“Only Nixon could go to China” is a phrase that dates to the visit in 1972 of the US President to Beijing, where he met with, and shook hands with, Mao Zedong. The import of the phrase is straightforward enough: Had Nixon not been President, and had some other President gone to Beijing, Nixon the famous anti-communist would have denounced the visit as appeasement and a demonstration that his country had gone soft on the threats facing it. Nixon himself was so established a critic of China that nobody could mistake his visit for appeasement.
The thought came to mind yesterday watching Sinn Féin’s Alex Maskey deliver a speech to the His Britannic Majesty the King of the United Kingdoms in front of an audience of the noble Lords of Northern Ireland, and senior officers of His Majesty’s armed forces. A speech only the most ardent Sinn Feiner could give, because if anyone else gave it, Sinn Fein supporters would denounce them for a west brit Shoneen lickspittle:
The Speaker of the Stormont Assembly, Alex Maskey, told King Charles III, the Queen "personally demonstrated how individual acts of positive leadership can help break down barriers and encourage reconciliation" during a message of condolence.https://t.co/Orxz65sc6I pic.twitter.com/omtBzgJNsT
— ITV News (@itvnews) September 13, 2022
I do not mean, necessarily, to mock: There is power in symbolism, and in moments. This was not just Alex Maskey the man paying tribute to Elizabeth the woman. It was a hard-line Republican activist from West Belfast honouring the former commander in chief of the paratroop regiment to the current holder of that office. And it was the nephew of Lord Mountbatten nodding graciously in thanks to a representative of a community that cheered his Uncle’s killing. Events like this, however much they raise Republican and Unionist hackles, are much better than the alternative.
But at the same time, I found myself wondering, watching it, what the reaction would have been had it been John Bruton, or even Micheál Martin, giving that speech.
The Nixon rule, really, has been at the very heart of the Northern Peace Process from the start. We often mourn, in the republic, the fact that the peace process wrought the destruction of the Ulster Unionists and the SDLP, respectively, in favour of their more hard-line competitors. That was probably always necessary: Only Ian Paisley could shake hands with Gerry Adams. Only Martin McGuinness could warmly greet the late Queen. And only Alex Maskey, or someone of his pedigree, could give this speech on behalf of Irish republicanism.
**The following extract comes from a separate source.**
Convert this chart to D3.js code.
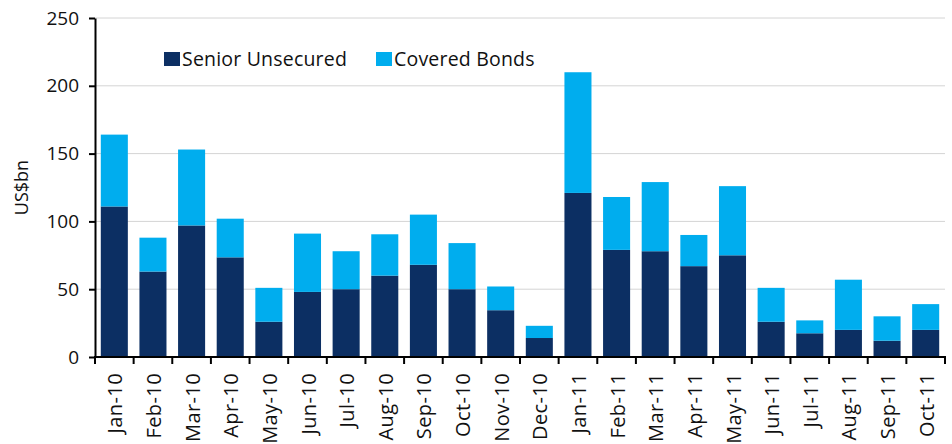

But there’s another lesson here, too: These things are not only legitimate because hardliners do them. To this day, John Bruton is unfairly derided by so-called Republicans as “John Unionist” because he was nice to the then Prince of Wales as Taoiseach. Bruton was in reality just displaying the same instincts on that occasion as Maskey was yesterday. You cannot praise Maskey and deride Bruton in the same breath. Praise both, or deride both. Pick one.
Indeed, for all the praise being heaped on the departed Queen, it should be noted here that her successor has ever been a better and more committed friend to Ireland than his mother was: He made an unprecedented number of visits here as Prince of Wales, often and usually in a private capacity because he genuinely seems to really like Ireland, aside from any sense of duty he might have. His accession should be cause for optimism about the future of British-Irish relations, and cross-community relations in Northern Ireland. Heck, if yesterday is anything to go by, he might make a Royalist out of Alex Maskey yet, as he allegedly did to John Bruton all those years ago.